> **What is required**
Write out the listing below in full and exactly, leaving out every picture.

"""

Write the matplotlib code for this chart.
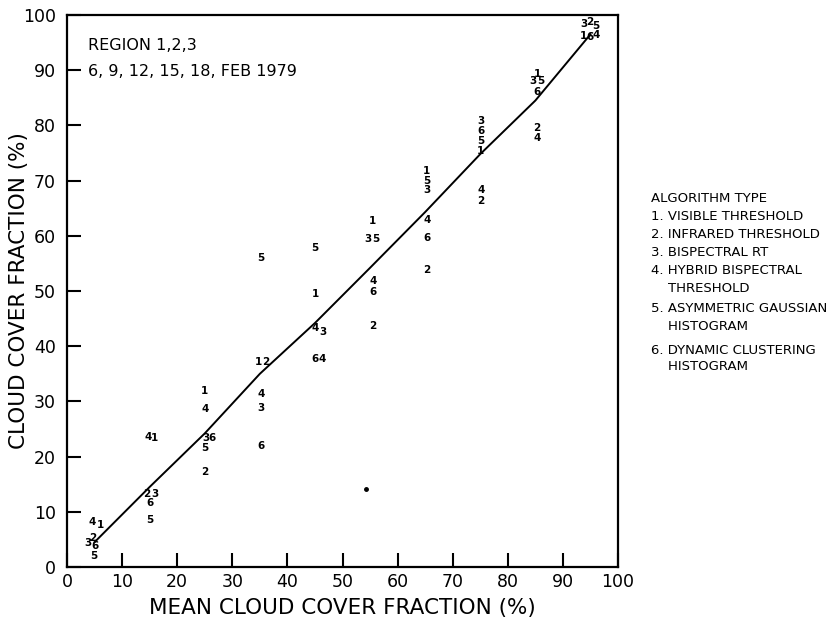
import matplotlib
matplotlib.use("Agg")
import matplotlib.pyplot as plt

# ---- data ----
mean_x = [5, 15, 25, 35, 45, 55, 65, 75, 85, 95]
mean_y = [4.5, 14.5, 24.2, 35.0, 44.2, 54.2, 64.3, 74.8, 84.5, 96.5]

# algorithm digit markers: label, x, y
pt_label = ['4', '1', '3', '2', '6', '5',
            '2', '3', '6', '5', '4', '1',
            '1', '4', '3', '6', '5', '2',
            '5', '1', '2', '4', '3', '6',
            '5', '1', '4', '3', '6', '4',
            '1', '3', '5', '4', '6', '2',
            '1', '5', '3', '4', '6', '2',
            '3', '6', '5', '1', '4', '2',
            '1', '3', '5', '6', '2', '4',
            '3', '2', '5', '1', '6', '4']
pt_x = [4.6, 6.0, 3.8, 4.7, 5.1, 4.9,
        14.5, 16.0, 15.0, 15.0, 14.8, 15.9,
        25.0, 25.0, 25.2, 26.3, 25.0, 25.0,
        35.2, 34.8, 36.0, 35.2, 35.2, 35.2,
        45.0, 45.0, 45.0, 46.4, 45.0, 46.3,
        55.5, 54.7, 56.1, 55.5, 55.5, 55.5,
        65.3, 65.3, 65.3, 65.3, 65.3, 65.3,
        75.1, 75.1, 75.1, 75.1, 75.1, 75.1,
        85.3, 84.6, 86.0, 85.3, 85.3, 85.3,
        93.8, 94.9, 95.9, 93.8, 94.9, 96.0]
pt_y = [8.1, 7.6, 4.3, 5.3, 3.8, 2.0,
        13.2, 13.2, 11.6, 8.5, 23.5, 23.3,
        31.9, 28.6, 23.3, 23.3, 21.6, 17.2,
        56.0, 37.1, 37.1, 31.3, 28.8, 22.0,
        57.8, 49.5, 43.3, 42.6, 37.7, 37.7,
        62.7, 59.4, 59.4, 51.8, 49.8, 43.7,
        71.7, 70.0, 68.3, 62.9, 59.6, 53.8,
        80.8, 79.0, 77.2, 75.4, 68.3, 66.3,
        89.4, 88.0, 88.0, 86.1, 79.5, 77.8,
        98.3, 98.7, 98.0, 96.2, 96.1, 96.3]
stray_x = [54.3]
stray_y = [14.1]

ticks = [0, 10, 20, 30, 40, 50, 60, 70, 80, 90, 100]

legend_title = "ALGORITHM TYPE"
legend_lines = ["1. VISIBLE THRESHOLD",
                "2. INFRARED THRESHOLD",
                "3. BISPECTRAL RT",
                "4. HYBRID BISPECTRAL",
                "    THRESHOLD",
                "5. ASYMMETRIC GAUSSIAN",
                "    HISTOGRAM",
                "6. DYNAMIC CLUSTERING",
                "    HISTOGRAM"]
legend_ypix = [217, 235, 253, 271, 289, 308, 326, 350, 367]

plt.rcParams['font.family'] = ['DejaVu Sans']

fig = plt.figure(figsize=(8.4, 6.3), dpi=100)
ax = fig.add_axes([67/840, 1 - 567/630, 551/840, 552/630])

ax.plot(mean_x, mean_y, color='black', lw=1.4)
for lab, x, y in zip(pt_label, pt_x, pt_y):
    ax.text(x, y, lab, ha='center', va='center', fontsize=7.5,
            fontweight='bold', color='black')
ax.plot(stray_x, stray_y, 'o', color='black', ms=2.5)

ax.set_xlim(0, 100)
ax.set_ylim(0, 100)
ax.set_xticks(ticks)
ax.set_yticks(ticks)
ax.tick_params(direction='in', length=10, width=1.5, labelsize=12.5)
ax.tick_params(axis='x', pad=4)
ax.tick_params(axis='y', pad=8)
for s in ax.spines.values():
    s.set_linewidth(1.6)

ax.set_xlabel("MEAN CLOUD COVER FRACTION (%)", fontsize=15.5, va='center')
ax.xaxis.set_label_coords(0.5, -(608 - 567) / 552)
ax.set_ylabel("CLOUD COVER FRACTION (%)", fontsize=15.5, va='center')
ax.yaxis.set_label_coords(-(67 - 19) / 551, 0.5)

ax.text(88/840, 1 - 45/630, "REGION 1,2,3", transform=fig.transFigure,
        fontsize=11.5, va='center', ha='left')
ax.text(88/840, 1 - 72/630, "6, 9, 12, 15, 18, FEB 1979", transform=fig.transFigure,
        fontsize=11.5, va='center', ha='left')

fig.text(651/840, 1 - 199/630, legend_title, fontsize=9.5, va='center', ha='left')
for line, yp in zip(legend_lines, legend_ypix):
    fig.text(651/840, 1 - yp/630, line, fontsize=9.5, va='center', ha='left')

fig.savefig("out.png", dpi=100)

"""

> **Result of this exercise**
Write the matplotlib code for this chart.
import matplotlib
matplotlib.use("Agg")
import matplotlib.pyplot as plt

# ---- data ----
mean_x = [5, 15, 25, 35, 45, 55, 65, 75, 85, 95]
mean_y = [4.5, 14.5, 24.2, 35.0, 44.2, 54.2, 64.3, 74.8, 84.5, 96.5]

# algorithm digit markers: label, x, y
pt_label = ['4', '1', '3', '2', '6', '5',
            '2', '3', '6', '5', '4', '1',
            '1', '4', '3', '6', '5', '2',
            '5', '1', '2', '4', '3', '6',
            '5', '1', '4', '3', '6', '4',
            '1', '3', '5', '4', '6', '2',
            '1', '5', '3', '4', '6', '2',
            '3', '6', '5', '1', '4', '2',
            '1', '3', '5', '6', '2', '4',
            '3', '2', '5', '1', '6', '4']
pt_x = [4.6, 6.0, 3.8, 4.7, 5.1, 4.9,
        14.5, 16.0, 15.0, 15.0, 14.8, 15.9,
        25.0, 25.0, 25.2, 26.3, 25.0, 25.0,
        35.2, 34.8, 36.0, 35.2, 35.2, 35.2,
        45.0, 45.0, 45.0, 46.4, 45.0, 46.3,
        55.5, 54.7, 56.1, 55.5, 55.5, 55.5,
        65.3, 65.3, 65.3, 65.3, 65.3, 65.3,
        75.1, 75.1, 75.1, 75.1, 75.1, 75.1,
        85.3, 84.6, 86.0, 85.3, 85.3, 85.3,
        93.8, 94.9, 95.9, 93.8, 94.9, 96.0]
pt_y = [8.1, 7.6, 4.3, 5.3, 3.8, 2.0,
        13.2, 13.2, 11.6, 8.5, 23.5, 23.3,
        31.9, 28.6, 23.3, 23.3, 21.6, 17.2,
        56.0, 37.1, 37.1, 31.3, 28.8, 22.0,
        57.8, 49.5, 43.3, 42.6, 37.7, 37.7,
        62.7, 59.4, 59.4, 51.8, 49.8, 43.7,
        71.7, 70.0, 68.3, 62.9, 59.6, 53.8,
        80.8, 79.0, 77.2, 75.4, 68.3, 66.3,
        89.4, 88.0, 88.0, 86.1, 79.5, 77.8,
        98.3, 98.7, 98.0, 96.2, 96.1, 96.3]
stray_x = [54.3]
stray_y = [14.1]

ticks = [0, 10, 20, 30, 40, 50, 60, 70, 80, 90, 100]

legend_title = "ALGORITHM TYPE"
legend_lines = ["1. VISIBLE THRESHOLD",
                "2. INFRARED THRESHOLD",
                "3. BISPECTRAL RT",
                "4. HYBRID BISPECTRAL",
                "    THRESHOLD",
                "5. ASYMMETRIC GAUSSIAN",
                "    HISTOGRAM",
                "6. DYNAMIC CLUSTERING",
                "    HISTOGRAM"]
legend_ypix = [217, 235, 253, 271, 289, 308, 326, 350, 367]

plt.rcParams['font.family'] = ['DejaVu Sans']

fig = plt.figure(figsize=(8.4, 6.3), dpi=100)
ax = fig.add_axes([67/840, 1 - 567/630, 551/840, 552/630])

ax.plot(mean_x, mean_y, color='black', lw=1.4)
for lab, x, y in zip(pt_label, pt_x, pt_y):
    ax.text(x, y, lab, ha='center', va='center', fontsize=7.5,
            fontweight='bold', color='black')
ax.plot(stray_x, stray_y, 'o', color='black', ms=2.5)

ax.set_xlim(0, 100)
ax.set_ylim(0, 100)
ax.set_xticks(ticks)
ax.set_yticks(ticks)
ax.tick_params(direction='in', length=10, width=1.5, labelsize=12.5)
ax.tick_params(axis='x', pad=4)
ax.tick_params(axis='y', pad=8)
for s in ax.spines.values():
    s.set_linewidth(1.6)

ax.set_xlabel("MEAN CLOUD COVER FRACTION (%)", fontsize=15.5, va='center')
ax.xaxis.set_label_coords(0.5, -(608 - 567) / 552)
ax.set_ylabel("CLOUD COVER FRACTION (%)", fontsize=15.5, va='center')
ax.yaxis.set_label_coords(-(67 - 19) / 551, 0.5)

ax.text(88/840, 1 - 45/630, "REGION 1,2,3", transform=fig.transFigure,
        fontsize=11.5, va='center', ha='left')
ax.text(88/840, 1 - 72/630, "6, 9, 12, 15, 18, FEB 1979", transform=fig.transFigure,
        fontsize=11.5, va='center', ha='left')

fig.text(651/840, 1 - 199/630, legend_title, fontsize=9.5, va='center', ha='left')
for line, yp in zip(legend_lines, legend_ypix):
    fig.text(651/840, 1 - yp/630, line, fontsize=9.5, va='center', ha='left')

fig.savefig("out.png", dpi=100)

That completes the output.